A svelare il gustoso retroscena è l'edizione online del Fatto Quotidiano, il cui racconto parte dallo scorso 28 ottobre, "quando il presidente della Camera convoca per il 13 dicembre il Parlamento in seduta comune (all’esordio nella nuova legislatura) per l’elezione dei dieci membri del Csm riservati alla politica".

Rispetto al passato, però, è subentrata la riforma Cartabia. Che impone che le candidature siano presentate attraverso procedure trasparenti nel rispetto della parità di genere. Il ché ha dato il "la" a Fontana di presentare alla Conferenza dei capigruppo proprio il testo per le nuove procedure. Che, tra le altre cose, inseriscono tra i requisiti per la candidatura anche l'aver svolto - da prof universitari in materie giuridiche o da avvocati, "quindici anni di servizio effettivo".

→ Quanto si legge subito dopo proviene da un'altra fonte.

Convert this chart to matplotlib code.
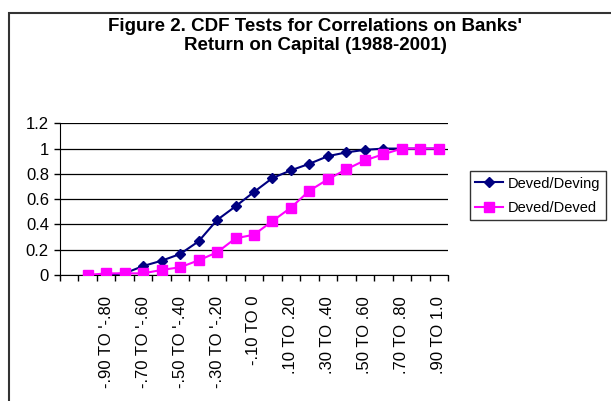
import matplotlib
matplotlib.use("Agg")
import matplotlib.pyplot as plt
from matplotlib.patches import Rectangle

plt.rcParams['font.family'] = ['Liberation Sans', 'DejaVu Sans']

categories = ["", "-1.0 TO '-.90", "-.90 TO '-.80", "-.80 TO '-.70", "-.70 TO '-.60",
              "-.60 TO '-.50", "-.50 TO '-.40", "-.40 TO '-.30", "-.30 TO '-.20",
              "-.20 TO '-.10", "-.10 TO 0", "0 TO .10", ".10 TO .20", ".20 TO .30",
              ".30 TO .40", ".40 TO .50", ".50 TO .60", ".60 TO .70", ".70 TO .80",
              ".80 TO .90", ".90 TO 1.0"]
deving = [None, 0.0, 0.0, 0.013, 0.071, 0.113, 0.166, 0.266, 0.435, 0.543, 0.657,
          0.767, 0.828, 0.88, 0.94, 0.97, 0.99, 1.0, 1.0, 1.0, 1.0]
deved = [None, 0.0, 0.013, 0.013, 0.013, 0.040, 0.061, 0.116, 0.179, 0.29, 0.319,
         0.427, 0.533, 0.667, 0.757, 0.836, 0.907, 0.955, 1.0, 1.0, 1.0]
series_names = ["Deved/Deving", "Deved/Deved"]
title = "Figure 2. CDF Tests for Correlations on Banks'\nReturn on Capital (1988-2001)"

W, H = 611, 401
fig = plt.figure(figsize=(W / 100, H / 100), dpi=100)
fig.patch.set_facecolor('white')

# outer chart frame
fig.patches.append(Rectangle((9 / W, -0.1), 1.2, 1 - 13 / H + 0.1, transform=fig.transFigure,
                             fill=False, edgecolor='#333333', linewidth=1.5))

ax = fig.add_axes([60 / W, 1 - 275 / H, (448 - 60) / W, (275 - 123.3) / H])
x = list(range(len(categories)))

def pts(vals):
    xs = [i for i, v in zip(x, vals) if v is not None]
    ys = [v for v in vals if v is not None]
    return xs, ys

xs, ys = pts(deving)
ax.plot(xs, ys, color='#000080', marker='D', markersize=5.3, linewidth=1.5,
        label=series_names[0], zorder=3)
xs, ys = pts(deved)
ax.plot(xs, ys, color='#FF00FF', marker='s', markersize=7.2, linewidth=1.5,
        label=series_names[1], zorder=4)

ax.set_xlim(-0.5, len(categories) - 0.5)
ax.set_ylim(0, 1.2)
ax.set_yticks([0, 0.2, 0.4, 0.6, 0.8, 1.0, 1.2])
ax.set_yticklabels(['0', '0.2', '0.4', '0.6', '0.8', '1', '1.2'], fontsize=12)
ax.yaxis.grid(True, color='black', linewidth=0.9)
ax.set_axisbelow(True)

major = x[::2]
ax.set_xticks(major)
ax.set_xticklabels([categories[i] for i in major], rotation=90, fontsize=12,
                   va='top', ha='center')
ax.set_xticks([i - 0.5 for i in range(len(categories) + 1)], minor=True)
ax.tick_params(axis='x', which='major', length=0, pad=15)
ax.tick_params(axis='x', which='minor', length=4, width=1, direction='out')
ax.tick_params(axis='y', length=4, width=1, direction='out', pad=4)

for s in ['top', 'right']:
    ax.spines[s].set_visible(False)
ax.spines['bottom'].set_color('black')
ax.spines['left'].set_color('black')

fig.text(315 / W, 1 - 36 / H, title, ha='center', va='center', fontsize=13.5,
         fontweight='bold', linespacing=1.15)

leg = fig.legend(loc='upper left', bbox_to_anchor=(470 / W, 1 - 171.5 / H),
                 bbox_transform=fig.transFigure, fontsize=10.5, frameon=True,
                 fancybox=False, edgecolor='black', borderpad=0.35,
                 handlelength=1.9, handletextpad=0.35, labelspacing=0.7,
                 borderaxespad=0)
leg.get_frame().set_linewidth(1.0)

fig.savefig('out.png', dpi=100, facecolor='white')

Ed è qui che casca l'asino. Perché Bonafede, iscritto all'ordine degli avvocati dal 2006, quindi da 16 anni, è stato sospeso per i due anni e mezzo in cui ha svolto l'incarico di ministro della Giustizia. Con il vecchio regolamento, che parlava solamente di 15 anni, non avrebbe avuto ostacoli. Ora che i quindici anni sono diventati "effettivi", invece, non ha più le carte in regola per sedersi a Palazzo dei Marescialli.

A questo punto probabilmente i Cinquestelle sceglieranno un altro candidato per il rappresentante in loro quota al Csm. E quel che resta è il paradosso di un avvocato che ha fatto addirittura il ministro della Giustizia. Ma non è abbastanza titolato per sedere in Csm.